:: Source excerpt ::

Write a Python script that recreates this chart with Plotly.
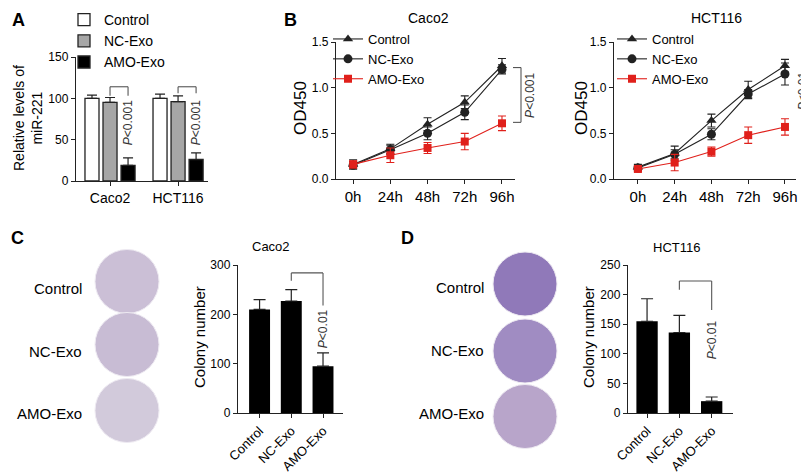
import plotly.graph_objects as go

W, H = 809, 476
FONT = "Liberation Sans, Arial, sans-serif"
INK = "#222222"
RED = "#e0201b"
BRACKET = "#555555"

# ---------------- data ----------------
cells = ["Caco2", "HCT116"]
groups = ["Control", "NC-Exo", "AMO-Exo"]
hours = ["0h", "24h", "48h", "72h", "96h"]

# A: relative miR-221 levels
mir_control = [100, 100]
mir_nc = [95, 96]
mir_amo = [19, 26]
mir_control_sd = [4, 5]
mir_nc_sd = [6, 7]
mir_amo_sd = [9, 8]

# B: CCK-8 OD450, Caco2
caco_control = [0.16, 0.33, 0.60, 0.84, 1.24]
caco_nc = [0.15, 0.32, 0.50, 0.73, 1.20]
caco_amo = [0.16, 0.26, 0.34, 0.41, 0.61]
caco_control_sd = [0.05, 0.05, 0.07, 0.07, 0.08]
caco_nc_sd = [0.04, 0.05, 0.07, 0.08, 0.05]
caco_amo_sd = [0.04, 0.08, 0.06, 0.09, 0.08]

# B: CCK-8 OD450, HCT116
hct_control = [0.13, 0.28, 0.64, 0.98, 1.24]
hct_nc = [0.12, 0.27, 0.49, 0.93, 1.15]
hct_amo = [0.11, 0.18, 0.30, 0.48, 0.57]
hct_control_sd = [0.03, 0.08, 0.07, 0.09, 0.07]
hct_nc_sd = [0.03, 0.05, 0.06, 0.05, 0.12]
hct_amo_sd = [0.03, 0.09, 0.05, 0.09, 0.09]

# C / D: colony numbers
caco_colonies = [210, 227, 95]
caco_colonies_sd = [20, 23, 27]
hct_colonies = [155, 136, 20]
hct_colonies_sd = [38, 29, 7]


def fx(p):
    return p / W


def fy(p):
    return 1 - p / H


def axis(**kw):
    d = dict(
        showline=True, linecolor=INK, linewidth=1.4, ticks="outside", ticklen=4,
        tickwidth=1.4, tickcolor=INK, showgrid=False, zeroline=False, fixedrange=True,
        automargin=False, tickfont=dict(size=12, color="black", family=FONT),
    )
    d.update(kw)
    return d


def up_err(sd, width=5):
    return dict(type="data", array=sd, arrayminus=[0] * len(sd), symmetric=False,
                color=INK, thickness=1.2, width=width)


def sym_err(sd, color):
    return dict(type="data", array=sd, color=color, thickness=1.1, width=4)


fig = go.Figure()

# ---- A: grouped bars ----
bar_styles = [("white", -0.368), ("#a6a6a6", -0.103), ("black", 0.162)]
for name, vals, sd, (color, off) in zip(groups, [mir_control, mir_nc, mir_amo],
                                        [mir_control_sd, mir_nc_sd, mir_amo_sd], bar_styles):
    fig.add_trace(go.Bar(
        x=cells, y=vals, name=name, width=0.206, offset=off,
        marker=dict(color=color, line=dict(color=INK, width=1.3)),
        error_y=up_err(sd), xaxis="x", yaxis="y", legend="legend", legendgroup="a" + name,
    ))

# ---- B: growth curves ----
line_styles = [("triangle-up", 9, INK), ("circle", 9, INK), ("square", 8, RED)]
for ax, leg, series in [
    ("2", "legend2", [(caco_control, caco_control_sd), (caco_nc, caco_nc_sd), (caco_amo, caco_amo_sd)]),
    ("3", "legend3", [(hct_control, hct_control_sd), (hct_nc, hct_nc_sd), (hct_amo, hct_amo_sd)]),
]:
    for name, (vals, sd), (sym, size, color) in zip(groups, series, line_styles):
        fig.add_trace(go.Scatter(
            x=hours, y=vals, name=name, mode="lines+markers",
            line=dict(color=color, width=1.1),
            marker=dict(symbol=sym, size=size, color=color),
            error_y=sym_err(sd, color), cliponaxis=False,
            xaxis="x" + ax, yaxis="y" + ax, legend=leg, legendgroup=ax + name,
        ))

# ---- C / D: colony bars ----
for ax, vals, sd in [("4", caco_colonies, caco_colonies_sd), ("5", hct_colonies, hct_colonies_sd)]:
    fig.add_trace(go.Bar(
        x=groups, y=vals, width=0.66, marker=dict(color="black", line=dict(width=0)),
        error_y=up_err(sd, 6), showlegend=False, xaxis="x" + ax, yaxis="y" + ax,
    ))

shapes = []
annotations = []


def line(x0, y0, x1, y1, xref, yref):
    shapes.append(dict(type="line", x0=x0, y0=y0, x1=x1, y1=y1, xref=xref, yref=yref,
                       line=dict(color=BRACKET, width=1.1)))


def ptext(text, x, y, xref, yref, size=12):
    annotations.append(dict(text=text, x=x, y=y, xref=xref, yref=yref, textangle=-90,
                            showarrow=False, font=dict(size=size, color="#333333", family=FONT)))


# A brackets (NC-Exo to AMO-Exo within each cell line)
for i, leg_l, leg_r in [(0, 103, 103), (1, 106, 106)]:
    line(i, leg_l, i, 114, "x", "y")
    line(i, 114, i + 0.265, 114, "x", "y")
    line(i + 0.265, 114, i + 0.265, leg_r, "x", "y")
    ptext("<i>P</i>&lt;0.001", i + 0.265, 70, "x", "y", 12)

# B brackets at right of the 96h points
for yref, xr, lo, hi, txt, tx, ty in [
    ("y2", 513, 0.62, 1.22, "<i>P</i>&lt;0.001", 522, 0.91),
    ("y3", 803, 0.61, 1.15, "<i>P</i>&lt;0.01", 804, 0.96),
]:
    line(fx(xr), lo, fx(xr), hi, "paper", yref)
    line(fx(xr - 8), lo, fx(xr), lo, "paper", yref)
    line(fx(xr - 8), hi, fx(xr), hi, "paper", yref)
    ptext(txt, fx(tx), ty, "paper", yref, 12)

# C / D brackets
for ax, left_bot, top, right_bot, ty in [("4", 268, 284, 218, 170), ("5", 208, 223, 174, 124)]:
    line(1, left_bot, 1, top, "x" + ax, "y" + ax)
    line(1, top, 2, top, "x" + ax, "y" + ax)
    line(2, top, 2, right_bot, "x" + ax, "y" + ax)
    ptext("<i>P</i>&lt;0.01", 2, ty, "x" + ax, "y" + ax, 12)

# colony plates (photographs approximated as tinted dishes)
plates = [
    (119, 273.5, "#cbbfd6"), (119, 336.5, "#c8bcd4"), (119, 402.5, "#d2cadb"),
    (517, 276, "#9079b9"), (517, 343, "#a08cc2"), (517, 408.5, "#b8a5ca"),
]
for cx, cy, color in plates:
    r = 32
    shapes.append(dict(type="circle", xref="paper", yref="paper",
                       x0=fx(cx - r), x1=fx(cx + r), y0=fy(cy + r), y1=fy(cy - r),
                       fillcolor=color, line=dict(color="#eeeaf2", width=1), layer="below"))


def label(text, x, y, size, xanchor="center", angle=0, bold=False):
    annotations.append(dict(text=f"<b>{text}</b>" if bold else text, x=fx(x), y=fy(y),
                            xref="paper", yref="paper", xanchor=xanchor, yanchor="middle",
                            textangle=angle, showarrow=False,
                            font=dict(size=size, color="black", family=FONT)))


# panel letters
label("A", 10, 12, 18, bold=True)
label("B", 282, 12, 18, bold=True)
label("C", 9, 230, 18, bold=True)
label("D", 399, 230, 18, bold=True)

# titles
label("Caco2", 420, 10, 14)
label("HCT116", 708, 10, 14)
label("Caco2", 263, 238, 13)
label("HCT116", 668, 239, 13)

# y axis titles
label("Relative levels of<br>miR-221", 20, 110, 14, angle=-90)
label("OD450", 292, 100, 17, angle=-90)
label("OD450", 573, 100, 17, angle=-90)
label("Colony number", 191, 329, 15, angle=-90)
label("Colony number", 580, 329, 15, angle=-90)

# plate labels
for name, yc, yd in zip(groups, [280, 343, 405], [279, 342, 405]):
    label(name, 76, yc, 15, xanchor="right")
    label(name, 478, yd, 15, xanchor="right")

legend_base = dict(xanchor="left", yanchor="top", bgcolor="rgba(0,0,0,0)",
                   font=dict(size=13, color="black", family=FONT), tracegroupgap=0,
                   itemwidth=30, itemclick=False, itemdoubleclick=False)

fig.update_layout(
    width=W, height=H, margin=dict(l=0, r=0, t=0, b=0, autoexpand=False),
    paper_bgcolor="white", plot_bgcolor="white",
    font=dict(family=FONT, color="black"),
    barmode="overlay", showlegend=True,
    legend=dict(legend_base, x=fx(56), y=fy(-4),
                font=dict(size=14, color="black", family=FONT)),
    legend2=dict(legend_base, x=fx(320), y=fy(16)),
    legend3=dict(legend_base, x=fx(604), y=fy(16)),
    xaxis=axis(domain=[fx(68), fx(200)], range=[-0.5, 1.44], anchor="y",
               tickfont=dict(size=14, color="black", family=FONT)),
    yaxis=axis(domain=[fy(173), fy(49)], range=[0, 150], dtick=50, anchor="x"),
    xaxis2=axis(domain=[fx(328), fx(507)], range=[-0.46, 4.35], anchor="y2",
                tickfont=dict(size=15, color="black", family=FONT)),
    yaxis2=axis(domain=[fy(171), fy(34)], range=[0, 1.5], dtick=0.5, tickformat=".1f", anchor="x2"),
    xaxis3=axis(domain=[fx(606), fx(788)], range=[-0.65, 4.3], anchor="y3",
                tickfont=dict(size=15, color="black", family=FONT)),
    yaxis3=axis(domain=[fy(171), fy(34)], range=[0, 1.5], dtick=0.5, tickformat=".1f", anchor="x3"),
    xaxis4=axis(domain=[fx(230), fx(335)], range=[-0.68, 2.63], anchor="y4", tickangle=-45,
                tickfont=dict(size=13, color="black", family=FONT)),
    yaxis4=axis(domain=[fy(405), fy(257)], range=[0, 300], dtick=100, anchor="x4"),
    xaxis5=axis(domain=[fx(620), fx(725)], range=[-0.59, 2.66], anchor="y5", tickangle=-45,
                tickfont=dict(size=13, color="black", family=FONT)),
    yaxis5=axis(domain=[fy(405), fy(257)], range=[0, 250], dtick=50, anchor="x5"),
    shapes=shapes,
    annotations=annotations,
)

fig.write_html("out.html")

:::

> Instructions to follow
Pictures stay out. Print the data exactly, from its first line through the line containing "caco_amo_sd = [0.04, 0.08, 0.06, 0.09, 0.08]".

> Solution to the exercise
Write a Python script that recreates this chart with Plotly.
import plotly.graph_objects as go

W, H = 809, 476
FONT = "Liberation Sans, Arial, sans-serif"
INK = "#222222"
RED = "#e0201b"
BRACKET = "#555555"

# ---------------- data ----------------
cells = ["Caco2", "HCT116"]
groups = ["Control", "NC-Exo", "AMO-Exo"]
hours = ["0h", "24h", "48h", "72h", "96h"]

# A: relative miR-221 levels
mir_control = [100, 100]
mir_nc = [95, 96]
mir_amo = [19, 26]
mir_control_sd = [4, 5]
mir_nc_sd = [6, 7]
mir_amo_sd = [9, 8]

# B: CCK-8 OD450, Caco2
caco_control = [0.16, 0.33, 0.60, 0.84, 1.24]
caco_nc = [0.15, 0.32, 0.50, 0.73, 1.20]
caco_amo = [0.16, 0.26, 0.34, 0.41, 0.61]
caco_control_sd = [0.05, 0.05, 0.07, 0.07, 0.08]
caco_nc_sd = [0.04, 0.05, 0.07, 0.08, 0.05]
caco_amo_sd = [0.04, 0.08, 0.06, 0.09, 0.08]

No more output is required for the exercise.